Your teen’s developmental tasks are
Autonomy (so he says: “I’m in control” “I make my own decisions”)
Independence (so he says “I like being on my own” “My friends come first”)
Identity (so he says “ I am me” “I’ll choose who and what I like”)
Intimacy (so he says “I am interested in girls” “I want my privacy”)
Helping teens reach these goals requires parents who know how to love, be positive, teach about giving and receiving, promote social contribution and know how to set boundaries in the home and in their own life. At the same time, moms have needs too.
Attachment (so you will over-react, overprotect).
To be heard (so you will nag, lecture).
Control (so you will give instructions).
Family connection (so you want to do things together.)
The potential for clashes is clear. But let’s look at what a teen needs while he or she is learning to become an adult.
Someone they can depend on to be stable, consistent, yet fair.
Rules and responsibility.
Discussions about the stuff going on in his life.
Your adolescent needs good, strong adult role models who demonstrate caring, responsibility, discipline and positive healthy living.
Having a good relationship with your teen is the most important aspect of parenting.
We need to learn to be assertive in a way that brings the best out of our teens; we need to walk the middle path, giving our teens what they need and remaining true to ourselves.
Here are some things to think about that will help your journey with your teen.
- Believe in yourself as a mother.
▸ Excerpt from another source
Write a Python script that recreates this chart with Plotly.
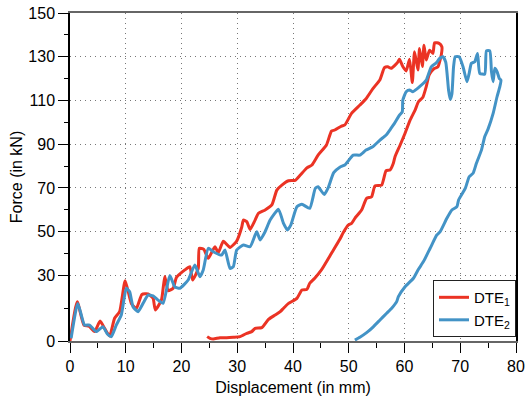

You clearly love and care for your teen, or you wouldn’t be reading this.
- Find ways to rediscover your confidence in yourself. If you believe you have acted with integrity from a place of care then that’s the best you can do. Stop with the doubts!
- Stand your ground. A teen needs a confident self-assured figure to lean on. (Yes, you will make mistakes and also make the wrong decisions at times.)
- Know that deep down he or she will be doubtful and will crave your love.
- Start this process by deciding to trust your teen; give them responsibilities around the home; ask them to do stuff for you that is within their capacity.
- Tell them you want a good relationship with them. Make them feel important as your child.
- Enforce limits in the home that are reasonable.
- Decide what matters, prioritise.
- Don’t argue about everything – back off if it isn’t that important. Save the relationship.
- Be willing to discuss issues.
- Don’t be bullied into something.
- Look, listen (without delivering a lecture).